* _Work required_: Copy each line below exactly and leave the pictures out.

* _Information shown_:
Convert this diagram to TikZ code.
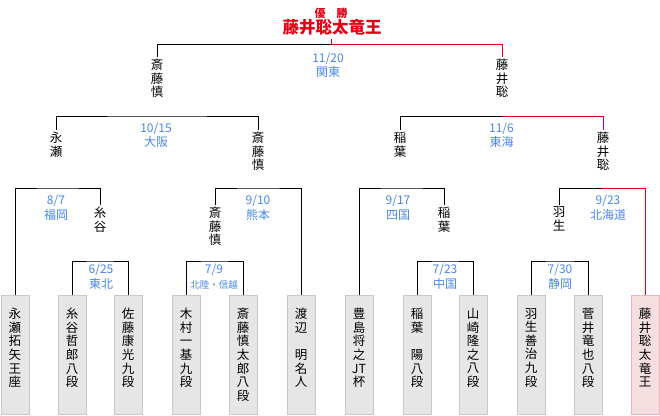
\documentclass[tikz,border=0pt]{standalone}
\usepackage{fontspec}
\setmainfont{Noto Sans CJK JP}
\definecolor{winred}{RGB}{225,0,20}
\definecolor{dateblue}{RGB}{74,134,232}
\definecolor{boxfill}{RGB}{230,230,230}
\definecolor{boxborder}{RGB}{200,200,200}
\definecolor{pinkfill}{RGB}{245,222,224}
\definecolor{pinkborder}{RGB}{225,185,190}
\begin{document}
\begin{tikzpicture}[x=1pt,y=-1pt,
  line/.style={draw=black, line width=0.9pt},
  redline/.style={draw=winred, line width=0.9pt},
  pname/.style={anchor=north, inner sep=0pt, outer sep=2pt, align=center, font=\fontsize{12.5}{13.6}\selectfont},
  datelbl/.style={text=dateblue, align=center, inner sep=0pt, font=\fontsize{12}{14.5}\selectfont},
  player/.style={draw=boxborder, fill=boxfill, line width=0.9pt, minimum width=28pt, minimum height=119pt, anchor=north, inner sep=0pt},
  champbox/.style={player, draw=pinkborder, fill=pinkfill},
  boxtext/.style={anchor=north, inner sep=0pt, align=center, font=\fontsize{12.5}{13.6}\selectfont}
]
\useasboundingbox (0,0) rectangle (660,415);

% title
\node[text=winred, font=\fontsize{11}{12}\bfseries\selectfont, inner sep=0pt] (yusho) at (331,13) {優　勝};
\node[text=winred, font=\fontsize{16.5}{18}\bfseries\selectfont, inner sep=0pt] (champ) at (332,27) {藤井聡太竜王};

% boxes
\foreach \n/\x in {1/15,2/72,3/128,4/186,5/243,6/301,7/359,8/417,9/473,10/531,11/588}
  \node[player] (b\n) at (\x,295) {};
\node[champbox] (b12) at (645,295) {};

\node[boxtext] (t1) at (15,308) {永\\瀬\\拓\\矢\\王\\座};
\node[boxtext] (t2) at (72,308) {糸\\谷\\哲\\郎\\八\\段};
\node[boxtext] (t3) at (128,308) {佐\\藤\\康\\光\\九\\段};
\node[boxtext] (t4) at (186,308) {木\\村\\一\\基\\九\\段};
\node[boxtext] (t5) at (243,308) {斎\\藤\\慎\\太\\郎\\八\\段};
\node[boxtext] (t6) at (301,308) {渡\\辺\\　\\明\\名\\人};
\node[boxtext] (t7) at (359,308) {豊\\島\\将\\之\\JT\\杯};
\node[boxtext] (t8) at (417,308) {稲\\葉\\　\\陽\\八\\段};
\node[boxtext] (t9) at (473,308) {山\\崎\\隆\\之\\八\\段};
\node[boxtext] (t10) at (531,308) {羽\\生\\善\\治\\九\\段};
\node[boxtext] (t11) at (588,308) {菅\\井\\竜\\也\\八\\段};
\node[boxtext] (t12) at (645,308) {藤\\井\\聡\\太\\竜\\王};

% names
\node[pname] (n1L) at (157,57) {斎\\藤\\慎};
\node[pname] (n1R) at (502,57) {藤\\井\\聡};
\node[pname] (n2a) at (56,130) {永\\瀬};
\node[pname] (n2b) at (258,130) {斎\\藤\\慎};
\node[pname] (n2c) at (400,130) {稲\\葉};
\node[pname] (n2d) at (603,130) {藤\\井\\聡};
\node[pname] (n3a) at (100,205) {糸\\谷};
\node[pname] (n3b) at (215,205) {斎\\藤\\慎};
\node[pname] (n3c) at (444,205) {稲\\葉};
\node[pname] (n3d) at (559,205) {羽\\生};

% bracket points
\coordinate (fin) at (331,44);
\coordinate (fintop) at (331,39);
\coordinate (s1) at (157,116);
\coordinate (s2) at (501.5,116);
\coordinate (q1) at (57.5,188);
\coordinate (q2) at (258,188);
\coordinate (q3) at (401.5,188);
\coordinate (q4) at (602,188);
\coordinate (r1) at (100,261);
\coordinate (r2) at (214.5,261);
\coordinate (r3) at (445,261);
\coordinate (r4) at (560,261);

% final
\draw[line] (n1L.north) |- (fin);
\draw[redline] (fin) -| (n1R.north);
\draw[redline] (fin) -- (fintop);
% semifinals
\draw[line] (n2a.north) |- (s1) -| (n2b.north);
\draw[line] (n2c.north) |- (s2);
\draw[redline] (s2) -| (n2d.north);
% quarterfinals
\draw[line] (b1.north) |- (q1) -| (n3a.north);
\draw[line] (n3b.north) |- (q2) -| (b6.north);
\draw[line] (b7.north) |- (q3) -| (n3c.north);
\draw[line] (n3d.north) |- (q4);
\draw[redline] (q4) -| (b12.north);
% first round
\draw[line] (b2.north) |- (r1) -| (b3.north);
\draw[line] (b4.north) |- (r2) -| (b5.north);
\draw[line] (b8.north) |- (r3) -| (b9.north);
\draw[line] (b10.north) |- (r4) -| (b11.north);

% dates
\node[datelbl] (d1) at (328,65) {11/20\\関東};
\node[datelbl] (d2) at (156,135) {10/15\\大阪};
\node[datelbl] (d3) at (501.5,135) {11/6\\東海};
\node[datelbl] (d4) at (56,207.5) {8/7\\福岡};
\node[datelbl] (d5) at (258,207.5) {9/10\\熊本};
\node[datelbl] (d6) at (398,207.5) {9/17\\四国};
\node[datelbl] (d7) at (608,207.5) {9/23\\北海道};
\node[datelbl] (d8) at (101,276.5) {6/25\\東北};
\node[datelbl] (d9) at (214,276.5) {7/9\\{\fontsize{9.5}{10}\selectfont 北陸・信越}};
\node[datelbl] (d10) at (445,276.5) {7/23\\中国};
\node[datelbl] (d11) at (560,276.5) {7/30\\静岡};
\end{tikzpicture}
\end{document}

* _Answer to the exercise_:
Convert this diagram to TikZ code.
\documentclass[tikz,border=0pt]{standalone}
\usepackage{fontspec}
\setmainfont{Noto Sans CJK JP}
\definecolor{winred}{RGB}{225,0,20}
\definecolor{dateblue}{RGB}{74,134,232}
\definecolor{boxfill}{RGB}{230,230,230}
\definecolor{boxborder}{RGB}{200,200,200}
\definecolor{pinkfill}{RGB}{245,222,224}
\definecolor{pinkborder}{RGB}{225,185,190}
\begin{document}
\begin{tikzpicture}[x=1pt,y=-1pt,
  line/.style={draw=black, line width=0.9pt},
  redline/.style={draw=winred, line width=0.9pt},
  pname/.style={anchor=north, inner sep=0pt, outer sep=2pt, align=center, font=\fontsize{12.5}{13.6}\selectfont},
  datelbl/.style={text=dateblue, align=center, inner sep=0pt, font=\fontsize{12}{14.5}\selectfont},
  player/.style={draw=boxborder, fill=boxfill, line width=0.9pt, minimum width=28pt, minimum height=119pt, anchor=north, inner sep=0pt},
  champbox/.style={player, draw=pinkborder, fill=pinkfill},
  boxtext/.style={anchor=north, inner sep=0pt, align=center, font=\fontsize{12.5}{13.6}\selectfont}
]
\useasboundingbox (0,0) rectangle (660,415);

% title
\node[text=winred, font=\fontsize{11}{12}\bfseries\selectfont, inner sep=0pt] (yusho) at (331,13) {優　勝};
\node[text=winred, font=\fontsize{16.5}{18}\bfseries\selectfont, inner sep=0pt] (champ) at (332,27) {藤井聡太竜王};

% boxes
\foreach \n/\x in {1/15,2/72,3/128,4/186,5/243,6/301,7/359,8/417,9/473,10/531,11/588}
  \node[player] (b\n) at (\x,295) {};
\node[champbox] (b12) at (645,295) {};

\node[boxtext] (t1) at (15,308) {永\\瀬\\拓\\矢\\王\\座};
\node[boxtext] (t2) at (72,308) {糸\\谷\\哲\\郎\\八\\段};
\node[boxtext] (t3) at (128,308) {佐\\藤\\康\\光\\九\\段};
\node[boxtext] (t4) at (186,308) {木\\村\\一\\基\\九\\段};
\node[boxtext] (t5) at (243,308) {斎\\藤\\慎\\太\\郎\\八\\段};
\node[boxtext] (t6) at (301,308) {渡\\辺\\　\\明\\名\\人};
\node[boxtext] (t7) at (359,308) {豊\\島\\将\\之\\JT\\杯};
\node[boxtext] (t8) at (417,308) {稲\\葉\\　\\陽\\八\\段};
\node[boxtext] (t9) at (473,308) {山\\崎\\隆\\之\\八\\段};
\node[boxtext] (t10) at (531,308) {羽\\生\\善\\治\\九\\段};
\node[boxtext] (t11) at (588,308) {菅\\井\\竜\\也\\八\\段};
\node[boxtext] (t12) at (645,308) {藤\\井\\聡\\太\\竜\\王};

% names
\node[pname] (n1L) at (157,57) {斎\\藤\\慎};
\node[pname] (n1R) at (502,57) {藤\\井\\聡};
\node[pname] (n2a) at (56,130) {永\\瀬};
\node[pname] (n2b) at (258,130) {斎\\藤\\慎};
\node[pname] (n2c) at (400,130) {稲\\葉};
\node[pname] (n2d) at (603,130) {藤\\井\\聡};
\node[pname] (n3a) at (100,205) {糸\\谷};
\node[pname] (n3b) at (215,205) {斎\\藤\\慎};
\node[pname] (n3c) at (444,205) {稲\\葉};
\node[pname] (n3d) at (559,205) {羽\\生};

% bracket points
\coordinate (fin) at (331,44);
\coordinate (fintop) at (331,39);
\coordinate (s1) at (157,116);
\coordinate (s2) at (501.5,116);
\coordinate (q1) at (57.5,188);
\coordinate (q2) at (258,188);
\coordinate (q3) at (401.5,188);
\coordinate (q4) at (602,188);
\coordinate (r1) at (100,261);
\coordinate (r2) at (214.5,261);
\coordinate (r3) at (445,261);
\coordinate (r4) at (560,261);

% final
\draw[line] (n1L.north) |- (fin);
\draw[redline] (fin) -| (n1R.north);
\draw[redline] (fin) -- (fintop);
% semifinals
\draw[line] (n2a.north) |- (s1) -| (n2b.north);
\draw[line] (n2c.north) |- (s2);
\draw[redline] (s2) -| (n2d.north);
% quarterfinals
\draw[line] (b1.north) |- (q1) -| (n3a.north);
\draw[line] (n3b.north) |- (q2) -| (b6.north);
\draw[line] (b7.north) |- (q3) -| (n3c.north);
\draw[line] (n3d.north) |- (q4);
\draw[redline] (q4) -| (b12.north);
% first round
\draw[line] (b2.north) |- (r1) -| (b3.north);
\draw[line] (b4.north) |- (r2) -| (b5.north);
\draw[line] (b8.north) |- (r3) -| (b9.north);
\draw[line] (b10.north) |- (r4) -| (b11.north);

% dates
\node[datelbl] (d1) at (328,65) {11/20\\関東};
\node[datelbl] (d2) at (156,135) {10/15\\大阪};
\node[datelbl] (d3) at (501.5,135) {11/6\\東海};
\node[datelbl] (d4) at (56,207.5) {8/7\\福岡};
\node[datelbl] (d5) at (258,207.5) {9/10\\熊本};
\node[datelbl] (d6) at (398,207.5) {9/17\\四国};
\node[datelbl] (d7) at (608,207.5) {9/23\\北海道};
\node[datelbl] (d8) at (101,276.5) {6/25\\東北};
\node[datelbl] (d9) at (214,276.5) {7/9\\{\fontsize{9.5}{10}\selectfont 北陸・信越}};
\node[datelbl] (d10) at (445,276.5) {7/23\\中国};
\node[datelbl] (d11) at (560,276.5) {7/30\\静岡};
\end{tikzpicture}
\end{document}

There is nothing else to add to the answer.